In terms of improvements, I could comment on the performance, bugs, and glitches, but everyone is already aware of these. Instead, I will focus on the AI and the physics, as both of these ruin immersion and make for an unpleasant gameplay experience.
The AI, at times, seems to be oblivious to its surroundings. NPCs react (or in some cases, don’t react) to gunfire and murder unrealistically. Some live events see you rescuing NPCs from gunpoint. Once rescued, they say thanks in a calm tone and walk off like nothing happened. Other times they cower in fear but refuse to move from danger.
The enemy AI is no better. They don’t know how to shoot, and they don’t know how to use grenades – Even on the hardest difficulty. Other than bosses, the AI all follow the same actions – Slowly walk toward you in a straight line while emptying their clips. Tactics aren’t used.
The physics also need improvement. While cars do handle differently, all feel like a boat on wheels. Not only that, but they react unexpectedly when hit. Some cars go flying above me while others stop my car in its tracks. Similar with bikes. Collision with some objects sees you flying high up into the air, while others see you going from 150 to 0 in a split second.
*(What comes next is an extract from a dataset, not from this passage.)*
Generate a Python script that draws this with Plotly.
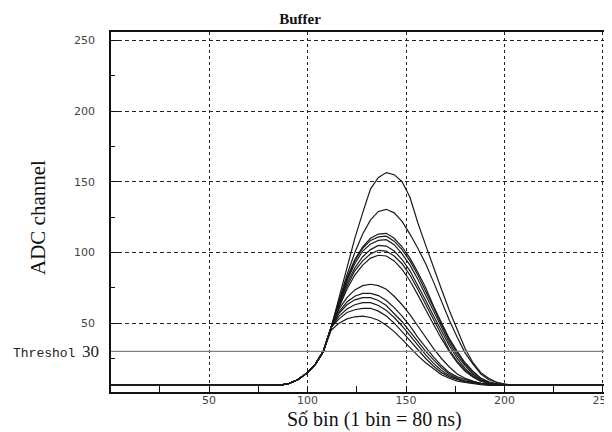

The game doesn’t punish you for doing what you want. It offers plenty to see and do outside the main storyline. Side quests are just as engaging and memorable, with generous rewards upon completion. Bounties, collectibles, and live events – Cyberpunk is full of activities to do. I suggest taking your time and enjoying the experience rather than rushing through to reach the finale.
While it suffers from performance issues, bugs, and glitches, I trust the developers to work on this and deliver the masterpiece they promised. Despite all its flaws, I had a great time playing this game. If your PC is above the recommended requirements, I strongly suggest purchasing the game, you won’t be let down by this fantastic RPG shooter.